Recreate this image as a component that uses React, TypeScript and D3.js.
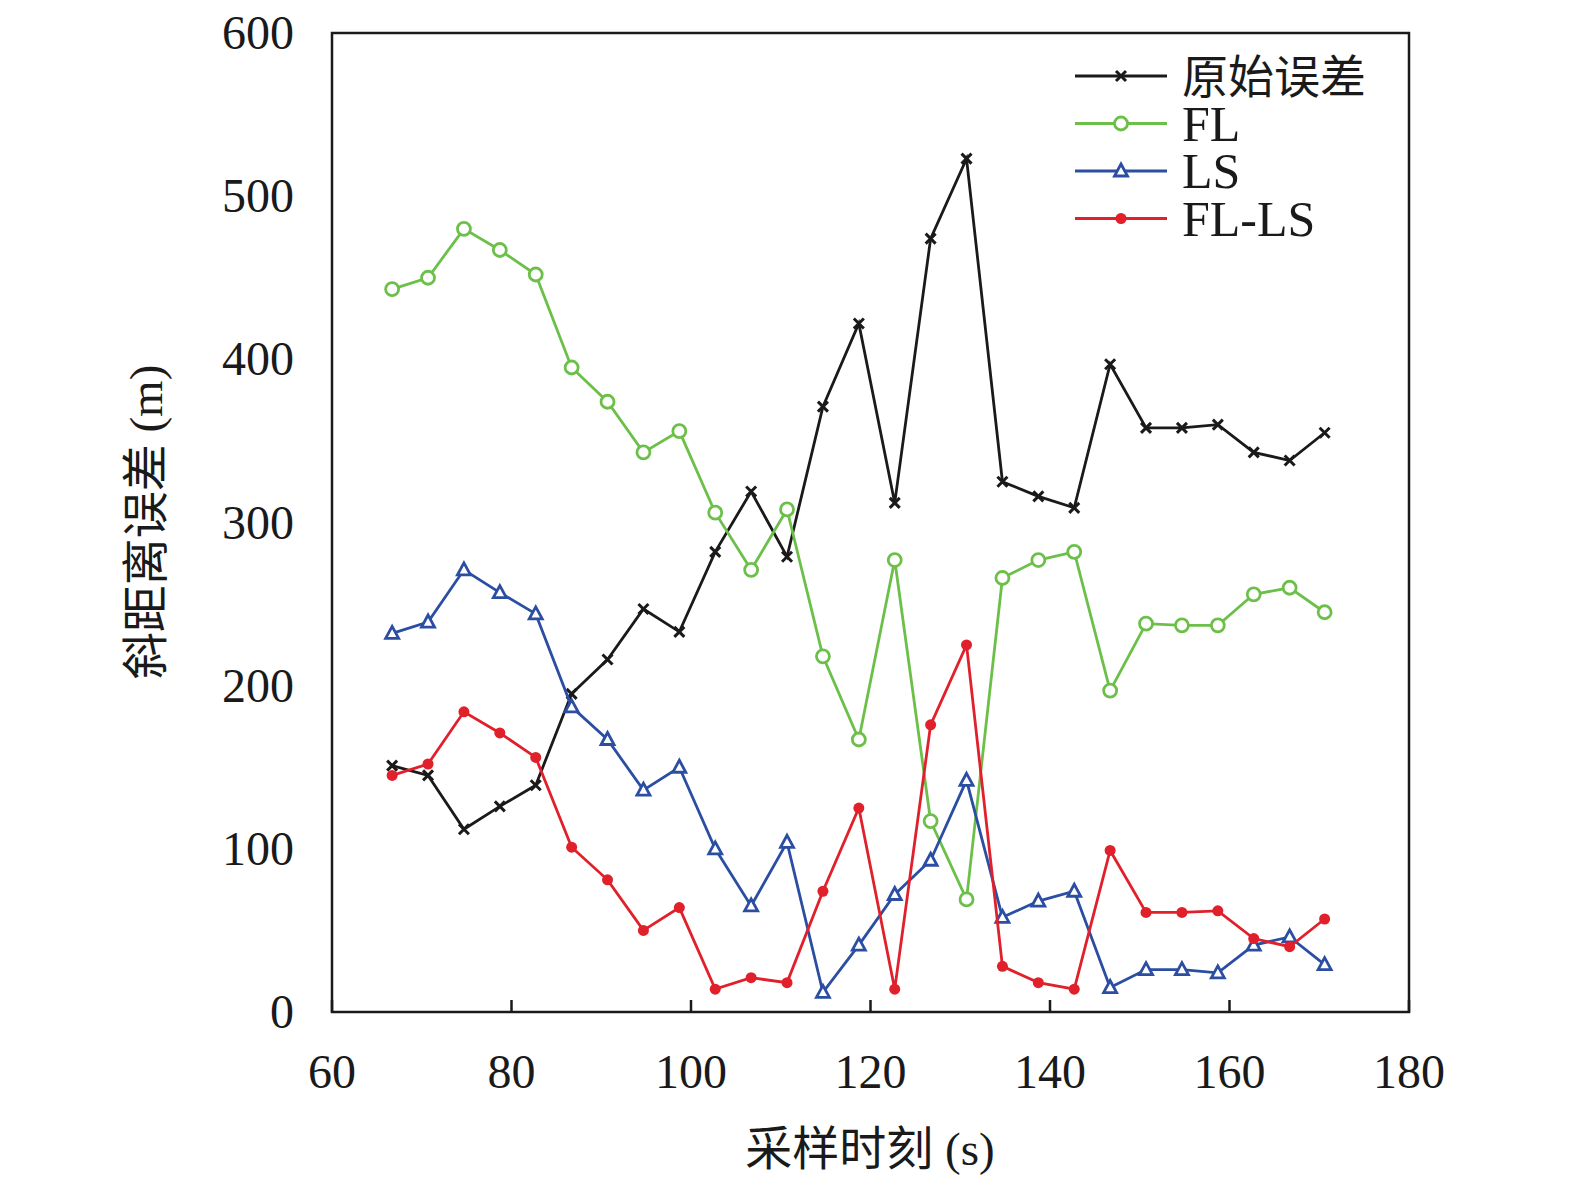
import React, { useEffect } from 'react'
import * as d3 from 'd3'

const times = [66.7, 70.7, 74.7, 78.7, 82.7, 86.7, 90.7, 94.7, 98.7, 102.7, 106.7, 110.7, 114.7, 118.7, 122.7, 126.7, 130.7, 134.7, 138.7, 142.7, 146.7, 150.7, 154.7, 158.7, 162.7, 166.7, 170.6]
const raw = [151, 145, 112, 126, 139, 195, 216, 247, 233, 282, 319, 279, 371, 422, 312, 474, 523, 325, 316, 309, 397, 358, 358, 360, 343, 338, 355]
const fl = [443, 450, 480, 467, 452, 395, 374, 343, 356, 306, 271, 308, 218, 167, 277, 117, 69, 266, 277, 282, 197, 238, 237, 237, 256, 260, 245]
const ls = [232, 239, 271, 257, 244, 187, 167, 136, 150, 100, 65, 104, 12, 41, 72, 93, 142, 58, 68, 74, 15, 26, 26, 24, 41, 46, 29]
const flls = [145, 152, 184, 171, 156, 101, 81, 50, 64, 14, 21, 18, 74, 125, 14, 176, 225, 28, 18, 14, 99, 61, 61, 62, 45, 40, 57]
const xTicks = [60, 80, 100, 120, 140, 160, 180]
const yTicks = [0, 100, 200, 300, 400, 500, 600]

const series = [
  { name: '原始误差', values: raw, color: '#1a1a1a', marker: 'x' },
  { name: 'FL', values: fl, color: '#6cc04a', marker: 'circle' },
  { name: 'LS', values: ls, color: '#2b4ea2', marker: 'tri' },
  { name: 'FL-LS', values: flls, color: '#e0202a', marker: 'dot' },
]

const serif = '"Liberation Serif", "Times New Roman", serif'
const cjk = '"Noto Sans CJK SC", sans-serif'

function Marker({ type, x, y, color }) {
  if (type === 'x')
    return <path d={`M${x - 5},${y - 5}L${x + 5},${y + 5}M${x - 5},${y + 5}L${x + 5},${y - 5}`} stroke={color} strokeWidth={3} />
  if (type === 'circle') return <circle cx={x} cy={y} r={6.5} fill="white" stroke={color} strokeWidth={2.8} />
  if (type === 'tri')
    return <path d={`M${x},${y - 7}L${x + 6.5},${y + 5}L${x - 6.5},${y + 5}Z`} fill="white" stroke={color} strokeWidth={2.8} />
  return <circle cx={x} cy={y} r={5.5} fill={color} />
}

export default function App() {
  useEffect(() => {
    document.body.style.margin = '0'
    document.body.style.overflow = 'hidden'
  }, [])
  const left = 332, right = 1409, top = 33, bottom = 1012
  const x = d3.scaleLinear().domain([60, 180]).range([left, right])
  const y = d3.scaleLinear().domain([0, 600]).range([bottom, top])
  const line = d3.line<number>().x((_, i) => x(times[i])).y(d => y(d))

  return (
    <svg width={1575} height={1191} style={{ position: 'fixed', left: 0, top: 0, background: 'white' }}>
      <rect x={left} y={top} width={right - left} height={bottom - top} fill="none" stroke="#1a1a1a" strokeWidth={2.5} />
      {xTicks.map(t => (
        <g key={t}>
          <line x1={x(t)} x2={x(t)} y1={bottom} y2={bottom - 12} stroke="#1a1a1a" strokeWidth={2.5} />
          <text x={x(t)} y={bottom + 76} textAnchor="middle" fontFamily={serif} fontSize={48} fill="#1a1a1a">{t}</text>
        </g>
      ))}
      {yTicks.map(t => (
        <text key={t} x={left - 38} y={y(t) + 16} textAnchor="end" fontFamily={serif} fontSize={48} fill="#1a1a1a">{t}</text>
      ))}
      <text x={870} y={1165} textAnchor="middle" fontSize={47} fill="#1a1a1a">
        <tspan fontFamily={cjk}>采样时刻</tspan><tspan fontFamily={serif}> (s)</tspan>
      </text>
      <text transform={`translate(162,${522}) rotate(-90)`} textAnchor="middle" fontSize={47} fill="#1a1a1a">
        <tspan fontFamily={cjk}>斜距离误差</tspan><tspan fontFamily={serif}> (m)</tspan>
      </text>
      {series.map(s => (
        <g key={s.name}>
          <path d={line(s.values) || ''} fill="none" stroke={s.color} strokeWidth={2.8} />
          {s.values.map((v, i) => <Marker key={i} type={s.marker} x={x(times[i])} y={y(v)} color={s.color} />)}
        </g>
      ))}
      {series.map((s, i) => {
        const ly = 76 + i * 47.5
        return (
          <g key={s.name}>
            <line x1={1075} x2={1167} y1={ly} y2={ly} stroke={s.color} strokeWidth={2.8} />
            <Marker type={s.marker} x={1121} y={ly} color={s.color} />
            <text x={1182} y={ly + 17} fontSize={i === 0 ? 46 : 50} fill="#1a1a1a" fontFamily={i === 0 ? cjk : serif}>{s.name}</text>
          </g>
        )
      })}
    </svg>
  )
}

++++++++++++++++++++

### Goal
Repeat the listing above from its first line through the line that contains "import * as d3 from 'd3'", both included, and nothing more. Drop the pictures.

### Written answer
Recreate this image as a component that uses React, TypeScript and D3.js.
import React, { useEffect } from 'react'
import * as d3 from 'd3'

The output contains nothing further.